-------- Exercise materials
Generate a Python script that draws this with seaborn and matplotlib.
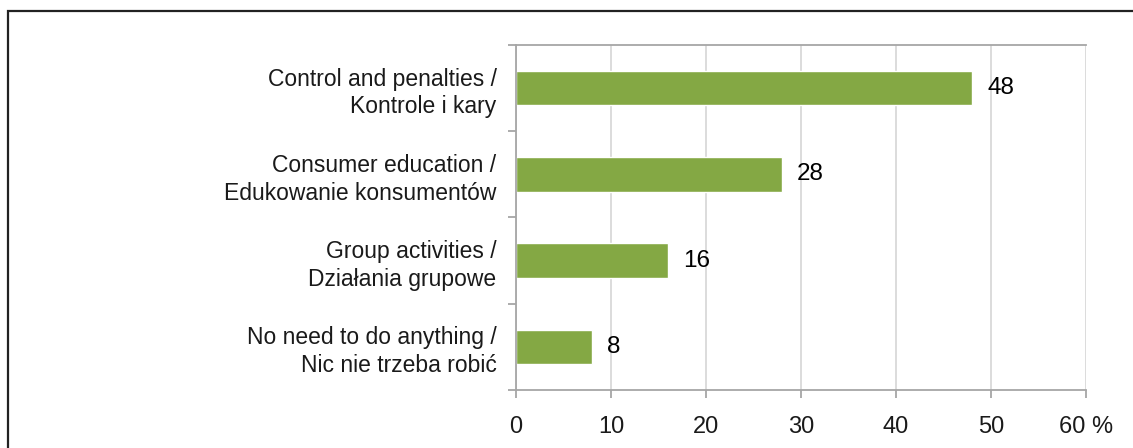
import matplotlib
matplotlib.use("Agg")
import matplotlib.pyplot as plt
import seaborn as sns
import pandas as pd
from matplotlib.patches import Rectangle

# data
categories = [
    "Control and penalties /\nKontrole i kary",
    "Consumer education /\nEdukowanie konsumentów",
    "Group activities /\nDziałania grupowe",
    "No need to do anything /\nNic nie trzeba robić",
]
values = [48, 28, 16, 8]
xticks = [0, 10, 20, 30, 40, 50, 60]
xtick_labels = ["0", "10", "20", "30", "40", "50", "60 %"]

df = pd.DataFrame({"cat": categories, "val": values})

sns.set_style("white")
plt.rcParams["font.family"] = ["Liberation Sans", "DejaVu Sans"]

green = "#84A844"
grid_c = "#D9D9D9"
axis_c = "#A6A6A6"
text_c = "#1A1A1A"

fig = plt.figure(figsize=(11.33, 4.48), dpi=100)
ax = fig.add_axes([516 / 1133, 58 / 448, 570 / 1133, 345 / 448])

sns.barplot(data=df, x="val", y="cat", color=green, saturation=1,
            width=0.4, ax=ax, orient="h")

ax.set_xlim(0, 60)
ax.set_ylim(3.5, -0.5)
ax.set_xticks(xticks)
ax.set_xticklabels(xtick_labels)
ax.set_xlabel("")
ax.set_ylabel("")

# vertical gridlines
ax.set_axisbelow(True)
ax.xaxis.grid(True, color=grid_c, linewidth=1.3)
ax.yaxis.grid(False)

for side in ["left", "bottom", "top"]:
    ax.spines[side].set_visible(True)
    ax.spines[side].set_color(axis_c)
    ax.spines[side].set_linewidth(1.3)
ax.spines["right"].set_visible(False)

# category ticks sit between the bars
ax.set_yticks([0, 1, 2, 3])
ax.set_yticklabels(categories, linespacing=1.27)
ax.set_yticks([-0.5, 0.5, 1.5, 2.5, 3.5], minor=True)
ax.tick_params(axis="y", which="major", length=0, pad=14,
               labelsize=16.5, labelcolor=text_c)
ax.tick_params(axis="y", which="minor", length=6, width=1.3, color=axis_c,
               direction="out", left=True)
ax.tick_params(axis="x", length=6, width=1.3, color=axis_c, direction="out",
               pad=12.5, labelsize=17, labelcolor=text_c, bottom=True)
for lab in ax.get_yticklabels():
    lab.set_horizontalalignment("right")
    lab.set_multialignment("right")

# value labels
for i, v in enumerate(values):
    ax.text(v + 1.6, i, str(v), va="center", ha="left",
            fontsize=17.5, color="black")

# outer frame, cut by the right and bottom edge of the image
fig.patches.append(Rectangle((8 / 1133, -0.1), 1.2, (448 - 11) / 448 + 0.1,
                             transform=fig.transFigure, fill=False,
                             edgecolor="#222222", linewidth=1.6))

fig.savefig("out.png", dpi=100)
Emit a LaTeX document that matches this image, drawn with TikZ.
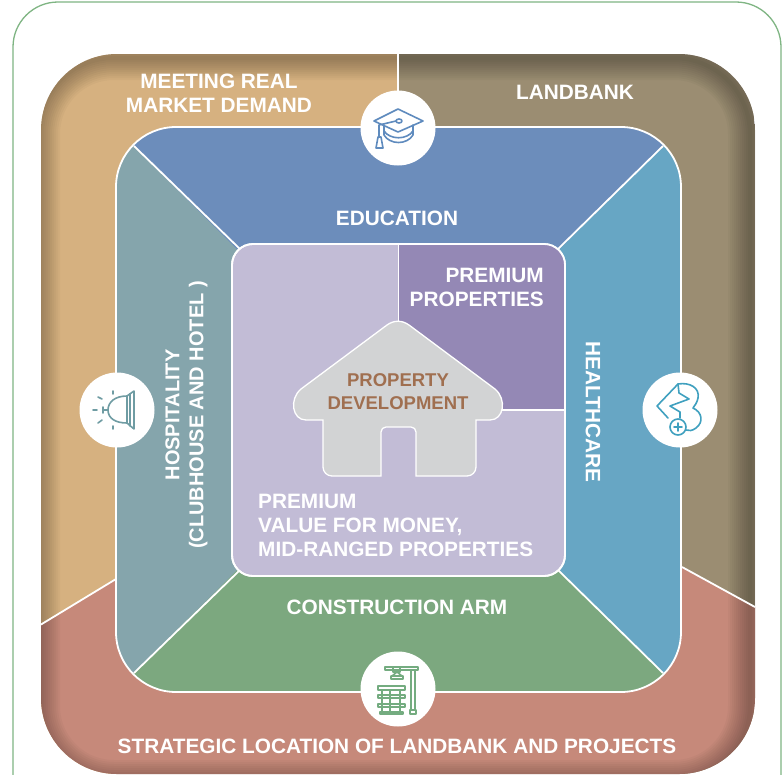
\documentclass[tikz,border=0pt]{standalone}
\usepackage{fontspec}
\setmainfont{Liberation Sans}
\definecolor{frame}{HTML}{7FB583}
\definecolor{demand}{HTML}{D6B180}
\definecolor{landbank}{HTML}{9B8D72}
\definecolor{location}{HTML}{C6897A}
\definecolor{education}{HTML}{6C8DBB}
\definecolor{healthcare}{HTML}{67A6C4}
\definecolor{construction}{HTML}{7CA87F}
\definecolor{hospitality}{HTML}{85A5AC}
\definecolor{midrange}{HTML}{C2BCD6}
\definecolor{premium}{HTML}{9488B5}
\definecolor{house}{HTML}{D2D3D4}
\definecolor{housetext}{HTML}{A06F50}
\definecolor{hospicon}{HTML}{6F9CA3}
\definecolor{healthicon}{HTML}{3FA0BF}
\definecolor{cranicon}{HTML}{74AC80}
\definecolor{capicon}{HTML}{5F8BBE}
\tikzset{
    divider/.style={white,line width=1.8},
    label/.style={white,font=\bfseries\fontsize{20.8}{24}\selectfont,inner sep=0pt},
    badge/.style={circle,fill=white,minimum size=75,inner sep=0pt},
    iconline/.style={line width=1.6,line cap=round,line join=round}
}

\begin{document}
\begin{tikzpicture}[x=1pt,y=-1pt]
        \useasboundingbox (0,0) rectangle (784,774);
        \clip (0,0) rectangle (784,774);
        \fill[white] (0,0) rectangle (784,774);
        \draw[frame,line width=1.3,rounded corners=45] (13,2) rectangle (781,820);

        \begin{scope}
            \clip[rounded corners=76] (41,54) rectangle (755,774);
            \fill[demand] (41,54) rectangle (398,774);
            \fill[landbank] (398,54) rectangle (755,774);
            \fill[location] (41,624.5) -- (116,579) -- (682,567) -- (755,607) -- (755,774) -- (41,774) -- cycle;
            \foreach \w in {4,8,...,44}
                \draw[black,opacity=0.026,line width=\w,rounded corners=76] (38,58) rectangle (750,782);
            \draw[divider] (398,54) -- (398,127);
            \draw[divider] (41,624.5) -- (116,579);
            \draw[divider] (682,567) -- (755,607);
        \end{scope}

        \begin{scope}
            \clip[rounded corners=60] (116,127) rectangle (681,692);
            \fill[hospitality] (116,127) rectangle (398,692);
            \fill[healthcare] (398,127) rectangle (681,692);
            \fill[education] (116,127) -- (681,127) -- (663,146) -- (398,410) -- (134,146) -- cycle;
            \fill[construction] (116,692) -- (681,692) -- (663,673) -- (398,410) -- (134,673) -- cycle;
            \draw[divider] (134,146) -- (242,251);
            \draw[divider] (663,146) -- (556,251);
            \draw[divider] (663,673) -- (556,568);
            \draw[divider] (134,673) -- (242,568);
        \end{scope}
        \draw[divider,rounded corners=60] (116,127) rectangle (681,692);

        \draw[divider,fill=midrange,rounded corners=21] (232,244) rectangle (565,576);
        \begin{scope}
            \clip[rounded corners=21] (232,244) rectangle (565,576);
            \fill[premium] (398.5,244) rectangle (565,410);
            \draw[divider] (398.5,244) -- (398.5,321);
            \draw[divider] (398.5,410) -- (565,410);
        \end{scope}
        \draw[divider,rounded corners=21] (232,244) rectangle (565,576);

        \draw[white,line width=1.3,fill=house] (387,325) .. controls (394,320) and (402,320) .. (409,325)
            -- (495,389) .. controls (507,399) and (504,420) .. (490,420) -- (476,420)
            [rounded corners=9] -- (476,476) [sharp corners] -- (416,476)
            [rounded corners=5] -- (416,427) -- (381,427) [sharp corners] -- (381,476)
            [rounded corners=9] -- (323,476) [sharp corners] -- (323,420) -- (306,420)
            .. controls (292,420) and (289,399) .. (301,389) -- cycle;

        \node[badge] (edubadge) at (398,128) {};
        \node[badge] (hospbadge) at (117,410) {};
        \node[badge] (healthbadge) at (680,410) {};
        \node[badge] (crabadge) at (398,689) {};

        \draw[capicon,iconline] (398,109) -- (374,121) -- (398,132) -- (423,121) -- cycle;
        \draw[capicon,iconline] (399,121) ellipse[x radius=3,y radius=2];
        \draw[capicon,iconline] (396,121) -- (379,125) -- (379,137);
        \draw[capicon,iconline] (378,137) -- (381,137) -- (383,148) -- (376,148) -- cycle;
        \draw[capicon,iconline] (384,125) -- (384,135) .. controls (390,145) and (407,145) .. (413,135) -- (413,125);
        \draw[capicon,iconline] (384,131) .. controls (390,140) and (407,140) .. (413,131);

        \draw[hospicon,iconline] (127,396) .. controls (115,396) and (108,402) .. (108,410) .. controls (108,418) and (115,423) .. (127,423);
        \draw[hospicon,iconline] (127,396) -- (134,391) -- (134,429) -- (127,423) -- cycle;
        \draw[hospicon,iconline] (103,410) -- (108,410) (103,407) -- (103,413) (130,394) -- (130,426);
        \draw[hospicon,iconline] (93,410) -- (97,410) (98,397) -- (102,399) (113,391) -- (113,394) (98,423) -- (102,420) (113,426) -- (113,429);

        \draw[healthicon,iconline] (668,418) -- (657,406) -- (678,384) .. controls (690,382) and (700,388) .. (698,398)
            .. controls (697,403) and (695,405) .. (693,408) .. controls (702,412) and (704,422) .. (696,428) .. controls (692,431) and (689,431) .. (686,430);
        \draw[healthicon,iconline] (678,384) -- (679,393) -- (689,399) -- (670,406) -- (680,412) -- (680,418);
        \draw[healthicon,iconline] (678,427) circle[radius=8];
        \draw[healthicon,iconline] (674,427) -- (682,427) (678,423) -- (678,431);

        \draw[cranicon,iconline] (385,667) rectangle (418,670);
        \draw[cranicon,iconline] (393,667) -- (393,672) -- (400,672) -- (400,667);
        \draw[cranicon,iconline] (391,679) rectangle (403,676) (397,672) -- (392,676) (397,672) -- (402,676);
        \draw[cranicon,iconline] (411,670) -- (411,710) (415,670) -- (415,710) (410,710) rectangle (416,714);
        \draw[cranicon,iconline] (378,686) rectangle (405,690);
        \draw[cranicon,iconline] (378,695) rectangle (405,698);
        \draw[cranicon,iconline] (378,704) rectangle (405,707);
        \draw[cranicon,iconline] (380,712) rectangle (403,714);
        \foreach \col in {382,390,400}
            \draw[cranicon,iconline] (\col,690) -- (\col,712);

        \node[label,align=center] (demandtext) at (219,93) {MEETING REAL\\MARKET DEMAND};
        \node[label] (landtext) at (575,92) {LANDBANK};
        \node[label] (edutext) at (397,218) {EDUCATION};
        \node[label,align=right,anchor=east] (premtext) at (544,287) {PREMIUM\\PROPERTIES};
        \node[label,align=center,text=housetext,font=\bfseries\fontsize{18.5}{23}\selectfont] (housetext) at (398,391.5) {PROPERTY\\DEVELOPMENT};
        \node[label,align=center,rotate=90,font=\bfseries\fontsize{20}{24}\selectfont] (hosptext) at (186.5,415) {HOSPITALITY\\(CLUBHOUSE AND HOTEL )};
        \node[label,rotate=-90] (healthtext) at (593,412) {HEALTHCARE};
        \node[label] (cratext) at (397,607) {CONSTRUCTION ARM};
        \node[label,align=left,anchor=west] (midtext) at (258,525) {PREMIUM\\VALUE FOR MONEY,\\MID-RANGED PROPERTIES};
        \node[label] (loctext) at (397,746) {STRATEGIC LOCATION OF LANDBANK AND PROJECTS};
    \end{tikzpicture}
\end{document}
----------------
Start at the first line of the records and write out everything up to and including the line containing "from matplotlib.patches import Rectangle". No pictures.

Output:
Generate a Python script that draws this with seaborn and matplotlib.
import matplotlib
matplotlib.use("Agg")
import matplotlib.pyplot as plt
import seaborn as sns
import pandas as pd
from matplotlib.patches import Rectangle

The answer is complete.